Things to Deep Clean in the Bathrooms

(Remember, this isn’t your weekly cleaning, toilet cleaning isn’t on this list, because you should be cleaning it often).

  • The shower/tub
  • The shower curtain or glass door
  • The window
  • The baseboard
  • The cabinet of the sink
  • The floor
  • Light fixtures

Things to Deep Clean in the Master Bedroom

  • The mattress
  • The soft furniture ( vacuum and spot clean if you’ve got a chair or a fabric headboard, etc)
  • The big bed linens & other soft items (not your sheets which you should be doing weekly, but the big comforter or duvet, the throw blanket, the curtains, etc.)
  • The windows
  • The baseboards
  • The floor
  • Light fixtures

Things to Deep Clean in The Kids Bedrooms

  • The “crevices” (my kids stash stuff behind the bed, under the bureau, etc. I don’t know why this only happens in their bedrooms, but it’s definitely stuff I don’t see, so I make a point of cleaning those spots every few weeks)
  • The big linens (comforter, curtain, etc)
  • The windows
  • The baseboards
  • The floor
  • Light fixtures

If you can circle through all of those things on a somewhat regular basis, you’ll keep your home CLEAN, not just clean?.

Ok, Great, But How Do I Deep Clean All of That??
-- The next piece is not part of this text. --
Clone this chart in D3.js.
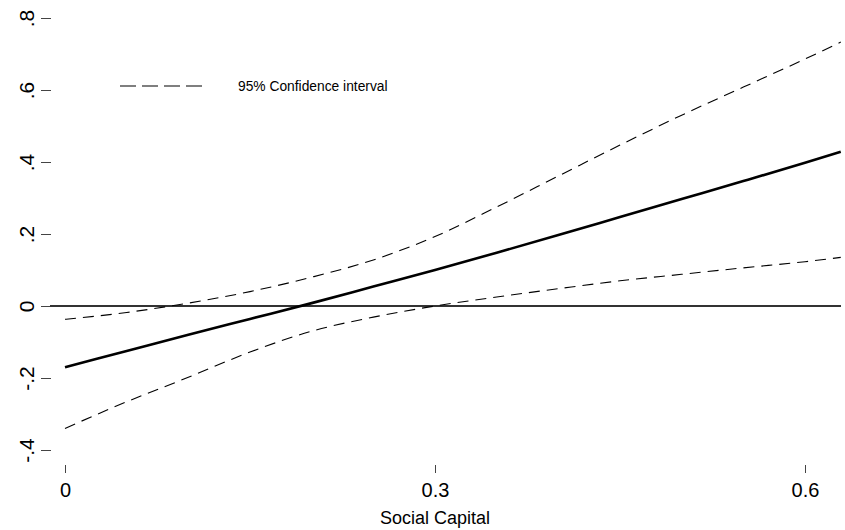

I thought you would ask! I’ve pulled together the best deep cleaning tips and hacks for you in this Deep Cleaning post so that you can get through these jobs easily.

What About the Elephant in the Room?

Figuratively, the elephant in the room that I haven’t even mentioned here in this post on deep cleaning is decluttering.

Literally, you may have an elephant in a room that needs to be decluttered.

Deep cleaning vs Decluttering

No matter what type of person you are. Type A, Type B, minimalist, hoarder…

You still need to declutter on a regular basis. I don’t count decluttering as cleaning. To me that is organizing, so I haven’t included it on my lists as something that needs to be done as part of a deep cleaning routine.

But it absolutely needs to be done. No one will notice your sparkly windows and shimmering baseboards if the house is filled up with clutter.

Not to worry, I can get you started on that, too! This post gives you 37 Things You Can Throw Away Now to get you in the mood for getting rid of junk.

Work It Into The Routine

Now, if you’ve got an established cleaning habit that is keeping you just above water on the clean house scale, then see what you can do to work some of these deep cleaning tasks into your routine.

Will it work to do one a week with each week having it’s own designated “room”? Or maybe you can do two a week?

See what works best for your life and then see how much more sparkly the house feels when you start deep cleaning these neglected areas.